Given exercise:
Tally all lines containing the word "chart". Give the number alone.

--- Start Recorded information ---

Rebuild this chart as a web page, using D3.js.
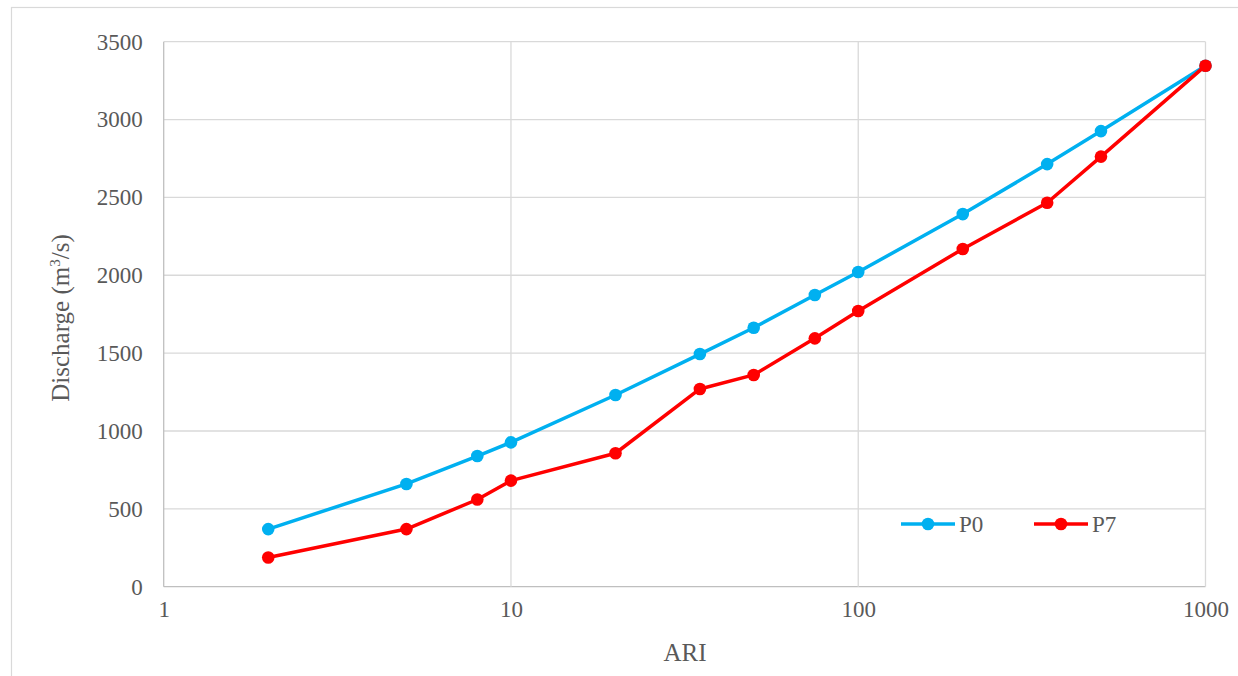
<!DOCTYPE html>
<html>
<head>
<meta charset="utf-8">
<script src="https://cdn.jsdelivr.net/npm/d3@7"></script>
</head>
<body style="margin:0;background:#fff">
<svg id="chart" width="1238" height="676" style="display:block"></svg>
<script>
const ari = [2, 5, 8, 10, 20, 35, 50, 75, 100, 200, 350, 500, 1000];
const p0 = [370, 660, 839, 927, 1231, 1494, 1663, 1873, 2021, 2393, 2714, 2926, 3346];
const p7 = [188, 370, 560, 681, 857, 1270, 1360, 1595, 1771, 2169, 2466, 2762, 3346];
const seriesNames = ["P0", "P7"];
const seriesColors = ["#00B0F0", "#FF0000"];
const xTicks = [1, 10, 100, 1000];
const yTicks = [0, 500, 1000, 1500, 2000, 2500, 3000, 3500];

const FONT = "'Liberation Serif', monospace";
const svg = d3.select("#chart");
const m = { left: 163.7, right: 1205.5, top: 41.7, bottom: 586.7 };

// outer chart border
svg.append("rect").attr("x", 11.5).attr("y", 7.5).attr("width", 1240).attr("height", 680)
  .attr("fill", "none").attr("stroke", "#d9d9d9").attr("stroke-width", 1.2);

const x = d3.scaleLog().domain([1, 1000]).range([m.left, m.right]);
const y = d3.scaleLinear().domain([0, 3500]).range([m.bottom, m.top]);

// horizontal gridlines
svg.append("g").selectAll("line").data(yTicks).join("line")
  .attr("x1", m.left).attr("x2", m.right)
  .attr("y1", d => y(d)).attr("y2", d => y(d))
  .attr("stroke", d => d === 0 ? "#bfbfbf" : "#d9d9d9").attr("stroke-width", 1.3);
// vertical gridlines
svg.append("g").selectAll("line").data(xTicks).join("line")
  .attr("y1", m.top).attr("y2", m.bottom)
  .attr("x1", d => x(d)).attr("x2", d => x(d))
  .attr("stroke", d => d === 1 ? "#bfbfbf" : "#d9d9d9").attr("stroke-width", 1.3);

// y axis labels
const yAxis = d3.axisLeft(y).tickValues(yTicks).tickSize(0).tickPadding(21).tickFormat(d3.format("d"));
const gy = svg.append("g").attr("transform", `translate(${m.left},0)`).call(yAxis);
gy.attr("font-family", FONT).attr("font-size", 23);
gy.select(".domain").remove();
gy.selectAll("text").attr("fill", "#595959").attr("font-family", FONT).attr("font-size", 23);

// x axis labels
const xAxis = d3.axisBottom(x).tickValues(xTicks).tickSize(0).tickPadding(14).tickFormat(d3.format("d"));
const gx = svg.append("g").attr("transform", `translate(0,${m.bottom})`).call(xAxis);
gx.attr("font-family", FONT).attr("font-size", 23);
gx.select(".domain").remove();
gx.selectAll("text").attr("fill", "#595959").attr("font-family", FONT).attr("font-size", 23);

// axis titles
svg.append("text").attr("x", 685).attr("y", 661).attr("text-anchor", "middle")
  .attr("font-family", FONT).attr("fill", "#595959").attr("font-size", 25).text("ARI");
const yt = svg.append("text").attr("transform", "translate(69,318) rotate(-90)")
  .attr("font-family", FONT).attr("text-anchor", "middle").attr("fill", "#595959").attr("font-size", 25);
yt.append("tspan").text("Discharge (m");
yt.append("tspan").attr("dy", -9).attr("font-size", 15).text("3");
yt.append("tspan").attr("dy", 9).text("/s)");

// series
const series = [p0, p7];
const line = d3.line().x(d => x(d[0])).y(d => y(d[1]));
series.forEach((vals, i) => {
  const pts = ari.map((a, j) => [a, vals[j]]);
  const g = svg.append("g");
  g.append("path").datum(pts).attr("d", line).attr("fill", "none")
    .attr("stroke", seriesColors[i]).attr("stroke-width", 3.5).attr("stroke-linejoin", "round");
  g.selectAll("circle").data(pts).join("circle")
    .attr("cx", d => x(d[0])).attr("cy", d => y(d[1])).attr("r", 6.3)
    .attr("fill", seriesColors[i]);
});

// legend
const legX = [901, 1034];
seriesNames.forEach((name, i) => {
  const g = svg.append("g").attr("transform", `translate(${legX[i]},524)`);
  g.append("line").attr("x1", 0).attr("x2", 54).attr("y1", 0).attr("y2", 0)
    .attr("stroke", seriesColors[i]).attr("stroke-width", 3.5);
  g.append("circle").attr("cx", 27).attr("cy", 0).attr("r", 6.3).attr("fill", seriesColors[i]);
  g.append("text").attr("x", 58).attr("y", 8).attr("fill", "#595959")
    .attr("font-family", FONT).attr("font-size", 23).text(name);
});
</script>
</body>
</html>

--- End Recorded information ---

Reply to the exercise:
4